Craft Cubed featured event: Stephanie Hicks 'A Short Season'


Using the medium of paper, Stephanie Hicks' A Short Season looks at how our childhood recollections inform our understanding of it. Crafting her small-scale collages and three-dimensional sculptures from vintage materials gleaned from books, magazines and old letters, A Short Season is a collection of beautifully delicate paper works (including a range of colourful wreaths!).

The exhibition is on till this Saturday at NO NO Gallery in North Melbourne, so make sure you see it!

Elegy (detail)

My collages explore a shift in the relationship between children and the natural world. As a child growing up in Western Victoria in the 1970’s and 80’s, my relationship to nature was direct and experiential. Picking all the lemons off the tree in our backyard and squeezing them into jars which were left to fester in the dim light of our rambling garage; family picnics at the swamp - abundant yabbies, tree trunks (both upright and prone) and (depending on the time of year) water to navigate; cubby houses and kingdoms, built and conquered…

The element of the unknown is a feature of nature that has worked in its favour for generations of young and curious explorers. Now, fed by a culture of fear and risk minimisation, it is in turn something dangerous and overwhelming. Nature is also mediated through the screen, as events unfold on a catastrophic level on the nightly news and Internet.

Lovely big fish (detail)

Lamenting the pace at which children grow up, I also realise the many benefits they will experience today’s world. The unprecedented developments in technology and communication allow access to information far beyond the didactic knowledge provided in the encyclopedias I grew up with, and have used in my collages.
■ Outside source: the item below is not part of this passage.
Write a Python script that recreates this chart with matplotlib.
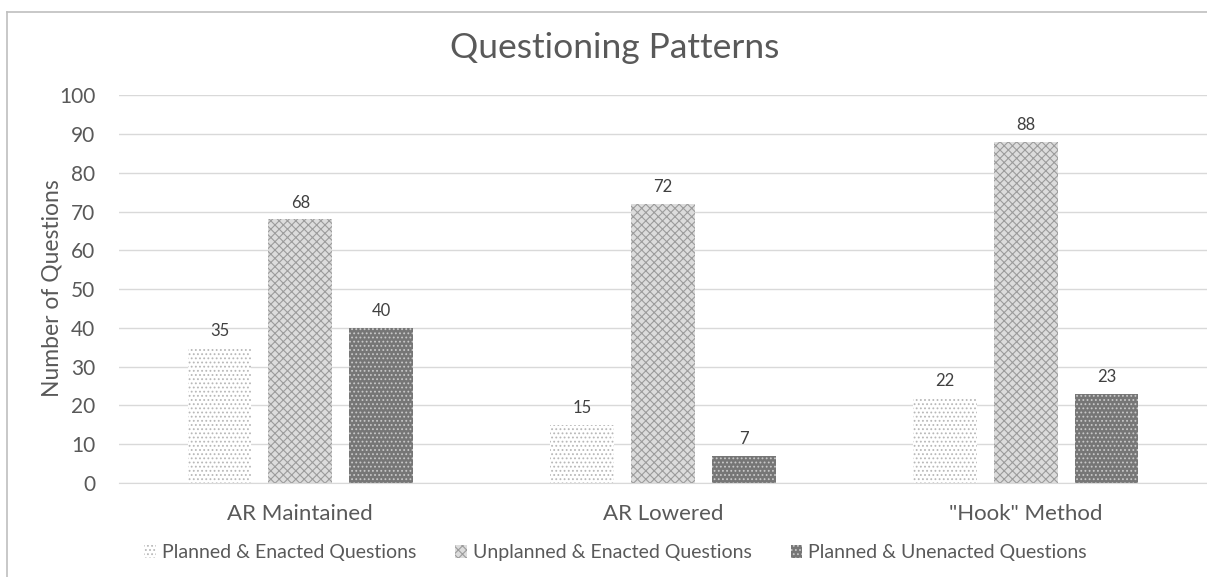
import matplotlib.pyplot as plt
import numpy as np
from matplotlib.lines import Line2D

plt.rcParams['font.family'] = ['Lato', 'DejaVu Sans']
plt.rcParams['hatch.linewidth'] = 0.8

categories = ['AR Maintained', 'AR Lowered', '"Hook" Method']
planned_enacted = [35, 15, 22]
unplanned_enacted = [68, 72, 88]
planned_unenacted = [40, 7, 23]
series_names = ['Planned & Enacted Questions', 'Unplanned & Enacted Questions',
                'Planned & Unenacted Questions']

text_color = '#595959'

fig = plt.figure(figsize=(12.07, 5.77), dpi=100)
ax = fig.add_axes([0.0986, 0.163, 0.9014, 0.672])

index = np.arange(len(categories))
bar_width = 0.176
offset = 0.223

styles = [
    dict(facecolor='white', edgecolor='#b8b8b8', hatch='....'),
    dict(facecolor='#dcdcdc', edgecolor='#9c9c9c', hatch='xxxx'),
    dict(facecolor='#767676', edgecolor='#c8c8c8', hatch='....'),
]
data = [planned_enacted, unplanned_enacted, planned_unenacted]

for i, (vals, name, st) in enumerate(zip(data, series_names, styles)):
    rects = ax.bar(index + (i - 1) * offset, vals, bar_width, label=name,
                   linewidth=0, zorder=2, **st)
    for r, v in zip(rects, vals):
        ax.annotate(str(v), (r.get_x() + r.get_width() / 2, v),
                    xytext=(0, 12), textcoords='offset points',
                    ha='center', va='center', fontsize=12, color='#404040')

ax.set_ylim(0, 100)
ax.set_xlim(-0.5, 2.5)
ax.set_yticks(range(0, 101, 10))
ax.yaxis.grid(True, color='#d9d9d9', linewidth=1, zorder=0)
ax.set_axisbelow(True)
for s in ['top', 'right', 'left']:
    ax.spines[s].set_visible(False)
ax.spines['bottom'].set_color('#d9d9d9')
ax.tick_params(axis='both', length=0, colors=text_color)
ax.tick_params(axis='y', pad=17, labelsize=15)
ax.tick_params(axis='x', pad=15, labelsize=16)
ax.set_xticks(index)
ax.set_xticklabels(categories)

fig.text(0.043, 0.501, 'Number of Questions', rotation=90, ha='center', va='center',
         fontsize=16.5, color=text_color)
fig.text(0.509, 0.917, 'Questioning Patterns', ha='center', va='center',
         fontsize=25.5, color=text_color)

leg = fig.legend(loc='center', bbox_to_anchor=(0.51, 0.042), ncol=3, frameon=False,
                 fontsize=14, handlelength=0.6, handleheight=0.6, handletextpad=0.3,
                 columnspacing=2.0, labelcolor=text_color)

# chart border (left and top visible)
fig.add_artist(Line2D([0.006, 0.006], [0, 0.979], color='#bfbfbf', lw=1.2,
                      transform=fig.transFigure))
fig.add_artist(Line2D([0.006, 1], [0.979, 0.979], color='#bfbfbf', lw=1.2,
                      transform=fig.transFigure))

fig.savefig('out.png', dpi=100)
That being said, my grandparents had a collection of books, which was in my mind both extensive and simply amazing. It included the story books and annuals that my parents’ generation had grown up with, providing me with hours upon hours of blissful escapism. I am interested in unearthing the potential for these objects to work both with and against memory in speaking about a particular time of childhood. The series ‘Lasting Tribute’ is an exploration of these ideas.

Wild Lion

While I feel fortunate to have experienced my childhood in a particular place and time, through the process of making these works I have begun to understand that previous generations may also hold an idealised and nostalgic version of childhood related to their own experience. I am attempting to locate this within the contemporary experience of childhood which is obviously removed from me, experienced by my generation who are now becoming parents and re-experiencing childhood as a spectator.

- Stephanie Hicks

Again and Longing

Building a snowman

1 comment:

Liesl Pfeffer said...

I saw this exhibition two weekends ago. It's really amazing... Impressive in the amount of work that must have gone into those wreaths, and also just really beautiful work!